__Set exercise__. Repeat the material exactly from its first line to the line that includes "Arial, Helvetica, sans-serif';". Skip pictures.

__Dataset extract__.
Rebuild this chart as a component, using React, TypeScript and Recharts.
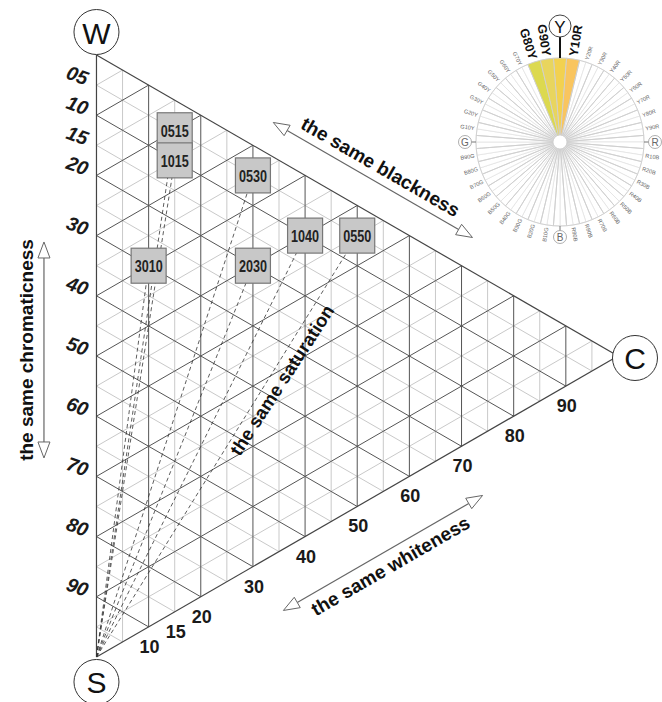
import { ScatterChart, Scatter, XAxis, YAxis, ReferenceLine, PieChart, Pie, Cell } from 'recharts';

const FONT = '"Liberation Sans", Arial, Helvetica, sans-serif';

// NCS triangle. x = chromaticness, y = blackness + chromaticness / 2  (W at y=0, S at y=100, C at x=100)
const gridLevels = [5, 10, 15, 20, 25, 30, 35, 40, 45, 50, 55, 60, 65, 70, 75, 80, 85, 90, 95];
const blacknessLabels = ['05', '10', '15', '20', '30', '40', '50', '60', '70', '80', '90'];
const chromaticnessLabels = ['10', '15', '20', '30', '40', '50', '60', '70', '80', '90'];

const sampleCodes = ['0515', '1015', '0530', '3010', '2030', '1040', '0550'];
const sampleBlackness = [5, 10, 5, 30, 20, 10, 5];
const sampleChromaticness = [15, 15, 30, 10, 30, 40, 50];

const hueNames = [
  'Y', 'Y10R', 'Y20R', 'Y30R', 'Y40R', 'Y50R', 'Y60R', 'Y70R', 'Y80R', 'Y90R',
  'R', 'R10B', 'R20B', 'R30B', 'R40B', 'R50B', 'R60B', 'R70B', 'R80B', 'R90B',
  'B', 'B10G', 'B20G', 'B30G', 'B40G', 'B50G', 'B60G', 'B70G', 'B80G', 'B90G',
  'G', 'G10Y', 'G20Y', 'G30Y', 'G40Y', 'G50Y', 'G60Y', 'G70Y', 'G80Y', 'G90Y',
];
const highlightedHues = ['G80Y', 'G90Y', 'Y', 'Y10R'];
const highlightColors = ['#dcd94f', '#e8d55e', '#f2d150', '#f9c55f'];
const boldHueLabels = ['G80Y', 'G90Y', 'Y10R'];
const markerHues = ['R', 'B', 'G'];

// axis ranges picked so the triangle sits where it does in the figure
const X_DOMAIN = [-18.5, 108.44];
const Y_DOMAIN = [-9.14, 107.48];

const DARK = '#555';
const LIGHT = '#c9c9c9';

const pt = (s: number, c: number) => ({ x: c, y: s + c / 2 });

const blackLine = (k: number) => [pt(k, 0), pt(k, 100 - k)];
const chromaLine = (k: number) => [pt(0, k), pt(100 - k, k)];
const whiteLine = (k: number) => [pt(100 - k, 0), pt(0, 100 - k)];

const gridSegments = gridLevels.flatMap((k) => [
  { seg: blackLine(k), major: k % 10 === 0 },
  { seg: chromaLine(k), major: k % 10 === 0 },
  { seg: whiteLine(k), major: k % 10 === 0 },
]);
const edgeSegments = [blackLine(0), chromaLine(0), whiteLine(0)];

const sampleData = sampleCodes.map((code, i) => ({
  code,
  ...pt(sampleBlackness[i], sampleChromaticness[i]),
}));

const blacknessData = blacknessLabels.map((l) => ({ label: l, ...pt(Number(l), 0) }));
const chromaData = chromaticnessLabels.map((l) => ({ label: l, ...pt(100 - Number(l), Number(l)) }));

const vertexData = [
  { name: 'W', ...pt(0, 0), dx: 0, dy: -23 },
  { name: 'S', ...pt(100, 0), dx: 0, dy: 25 },
  { name: 'C', ...pt(0, 100), dx: 17, dy: 2 },
];

const arrowData = [
  { text: 'the same blackness', x: 53.0, y: 20.76, length: 230, angle: 30, offset: -15, textAngle: 30 },
  { text: 'the same whiteness', x: 54.94, y: 82.72, length: 230, angle: -30, offset: 15, textAngle: -30 },
  { text: 'the same chromaticness', x: -10.07, y: 49.0, length: 216, angle: 90, offset: 17, textAngle: -90 },
];
const saturationLabel = [{ text: 'the same saturation', x: 35.57, y: 54.0, angle: -57 }];

function SampleBox(props: any) {
  const { cx, cy, payload } = props;
  return (
    <g>
      <rect x={cx - 17.5} y={cy - 17.5} width={35} height={35} fill="#c8c8c8" stroke="#777" strokeWidth={1.2} />
      <text x={cx} y={cy + 1} textAnchor="middle" dominantBaseline="central" fontFamily={FONT} fontWeight="bold" fontSize={16} fill="#222" textLength={28} lengthAdjust="spacingAndGlyphs">
        {payload.code}
      </text>
    </g>
  );
}

function BlacknessTick(props: any) {
  const { cx, cy, payload } = props;
  const x = cx - 19;
  const y = cy - 10;
  return (
    <text x={x} y={y} textAnchor="middle" dominantBaseline="central" fontFamily={FONT} fontWeight="bold" fontStyle="italic" fontSize={19.5} fill="#1a1a1a" transform={`rotate(20, ${x}, ${y})`}>
      {payload.label}
    </text>
  );
}

function ChromaTick(props: any) {
  const { cx, cy, payload } = props;
  return (
    <text x={cx + 1} y={cy + 20} textAnchor="middle" dominantBaseline="central" fontFamily={FONT} fontWeight="bold" fontSize={18} fill="#1a1a1a">
      {payload.label}
    </text>
  );
}

function Vertex(props: any) {
  const { cx, cy, payload } = props;
  const x = cx + payload.dx;
  const y = cy + payload.dy;
  return (
    <g>
      <circle cx={x} cy={y} r={22.5} fill="#fff" stroke="#333" strokeWidth={1} />
      <text x={x} y={y + 1} textAnchor="middle" dominantBaseline="central" fontFamily={FONT} fontSize={30} fill="#111">
        {payload.name}
      </text>
    </g>
  );
}

function DoubleArrow(props: any) {
  const { cx, cy, payload } = props;
  const rad = (payload.angle * Math.PI) / 180;
  const ux = Math.cos(rad);
  const uy = Math.sin(rad);
  const nx = -uy;
  const ny = ux;
  const half = payload.length / 2;
  const head = 16;
  const hw = 6;
  const t1 = [cx - ux * half, cy - uy * half];
  const t2 = [cx + ux * half, cy + uy * half];
  const b1 = [t1[0] + ux * head, t1[1] + uy * head];
  const b2 = [t2[0] - ux * head, t2[1] - uy * head];
  const tri = (t: number[], b: number[]) =>
    `${t[0]},${t[1]} ${b[0] + nx * hw},${b[1] + ny * hw} ${b[0] - nx * hw},${b[1] - ny * hw}`;
  const tx = cx + nx * payload.offset;
  const ty = cy + ny * payload.offset;
  return (
    <g>
      <line x1={b1[0]} y1={b1[1]} x2={b2[0]} y2={b2[1]} stroke="#666" strokeWidth={1.2} />
      <polygon points={tri(t1, b1)} fill="#fff" stroke="#666" strokeWidth={1} />
      <polygon points={tri(t2, b2)} fill="#fff" stroke="#666" strokeWidth={1} />
      <text x={tx} y={ty} textAnchor="middle" dominantBaseline="central" fontFamily={FONT} fontWeight="bold" fontSize={19} fill="#111" transform={`rotate(${payload.textAngle}, ${tx}, ${ty})`}>
        {payload.text}
      </text>
    </g>
  );
}

function RotatedLabel(props: any) {
  const { cx, cy, payload } = props;
  return (
    <text x={cx} y={cy} textAnchor="middle" dominantBaseline="central" fontFamily={FONT} fontWeight="bold" fontSize={18.5} fill="#111" transform={`rotate(${payload.angle}, ${cx}, ${cy})`}>
      {payload.text}
    </text>
  );
}

function HueLabel(props: any) {
  const { cx, cy, index } = props;
  const name = hueNames[index];
  const phi = index * 9;
  const theta = phi - 90;
  const rad = (theta * Math.PI) / 180;
  const at = (r: number) => [cx + r * Math.cos(rad), cy + r * Math.sin(rad)];
  if (name === 'Y') {
    const [sx1, sy1] = at(84);
    const [sx2, sy2] = at(105);
    const [ox, oy] = at(116);
    return (
      <g>
        <line x1={sx1} y1={sy1} x2={sx2} y2={sy2} stroke="#111" strokeWidth={2} />
        <circle cx={ox} cy={oy} r={11} fill="#fff" stroke="#444" strokeWidth={1} />
        <text x={ox} y={oy + 1} textAnchor="middle" dominantBaseline="central" fontFamily={FONT} fontSize={17} fill="#111">Y</text>
      </g>
    );
  }
  if (markerHues.includes(name)) {
    const [sx1, sy1] = at(84);
    const [sx2, sy2] = at(89);
    const [ox, oy] = at(95);
    return (
      <g>
        <line x1={sx1} y1={sy1} x2={sx2} y2={sy2} stroke="#777" strokeWidth={1} />
        <circle cx={ox} cy={oy} r={6.5} fill="#fff" stroke="#999" strokeWidth={0.8} />
        <text x={ox} y={oy + 0.5} textAnchor="middle" dominantBaseline="central" fontFamily={FONT} fontSize={10} fill="#666">{name}</text>
      </g>
    );
  }
  const big = boldHueLabels.includes(name);
  const [x, y] = at(big ? 87 : 86.5);
  const right = phi < 180;
  const rot = right ? theta : theta - 180;
  return (
    <text x={x} y={y} textAnchor={right ? 'start' : 'end'} dominantBaseline="central" fontFamily={FONT} fontWeight={big ? 'bold' : 'normal'} fontSize={big ? 12.5 : 5.6} fill={big ? '#111' : '#666'} transform={`rotate(${rot}, ${x}, ${y})`}>
      {name}
    </text>
  );
}

const hueSlices = hueNames.map((name) => ({ name, value: 1 }));

export default function App() {
  return (
    <div style={{ position: 'absolute', left: 0, top: 0, width: 662, height: 702, background: '#fff' }}>
      <ScatterChart width={662} height={702} margin={{ top: 0, right: 0, bottom: 0, left: 0 }}>
        <XAxis type="number" dataKey="x" domain={X_DOMAIN} allowDataOverflow hide />
        <YAxis type="number" dataKey="y" domain={Y_DOMAIN} allowDataOverflow reversed hide />

        {gridSegments.filter((g) => !g.major).map((g, i) => (
          <ReferenceLine key={`l${i}`} segment={g.seg} stroke={LIGHT} strokeWidth={1} />
        ))}
        {gridSegments.filter((g) => g.major).map((g, i) => (
          <ReferenceLine key={`m${i}`} segment={g.seg} stroke={DARK} strokeWidth={1} />
        ))}
        {edgeSegments.map((seg, i) => (
          <ReferenceLine key={`e${i}`} segment={seg} stroke="#444" strokeWidth={1.2} />
        ))}
        {sampleData.map((d, i) => (
          <ReferenceLine key={`d${i}`} segment={[pt(100, 0), { x: d.x, y: d.y }]} stroke="#333" strokeWidth={0.8} strokeDasharray="4 3" />
        ))}

        <Scatter data={sampleData} shape={SampleBox} isAnimationActive={false} />
        <Scatter data={blacknessData} shape={BlacknessTick} isAnimationActive={false} />
        <Scatter data={chromaData} shape={ChromaTick} isAnimationActive={false} />
        <Scatter data={vertexData} shape={Vertex} isAnimationActive={false} />
        <Scatter data={arrowData} shape={DoubleArrow} isAnimationActive={false} />
        <Scatter data={saturationLabel} shape={RotatedLabel} isAnimationActive={false} />
      </ScatterChart>

      <div style={{ position: 'absolute', left: 437, top: 0 }}>
        <PieChart width={225} height={250}>
          <Pie
            data={hueSlices}
            dataKey="value"
            cx={118}
            cy={137}
            innerRadius={7}
            outerRadius={84}
            startAngle={90}
            endAngle={-270}
            stroke="#e3e3e3"
            strokeWidth={0.8}
            fill="#fff"
            isAnimationActive={false}
          />
          <Pie
            data={hueSlices}
            dataKey="value"
            cx={118}
            cy={137}
            innerRadius={7}
            outerRadius={84}
            startAngle={94.5}
            endAngle={-265.5}
            stroke="#cfcfcf"
            strokeWidth={0.9}
            label={HueLabel}
            labelLine={false}
            isAnimationActive={false}
          >
            {hueSlices.map((h) => {
              const k = highlightedHues.indexOf(h.name);
              return <Cell key={h.name} fill={k >= 0 ? highlightColors[k] : 'none'} />;
            })}
          </Pie>
        </PieChart>
      </div>
    </div>
  );
}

__Task answer__.
Rebuild this chart as a component, using React, TypeScript and Recharts.
import { ScatterChart, Scatter, XAxis, YAxis, ReferenceLine, PieChart, Pie, Cell } from 'recharts';

const FONT = '"Liberation Sans", Arial, Helvetica, sans-serif';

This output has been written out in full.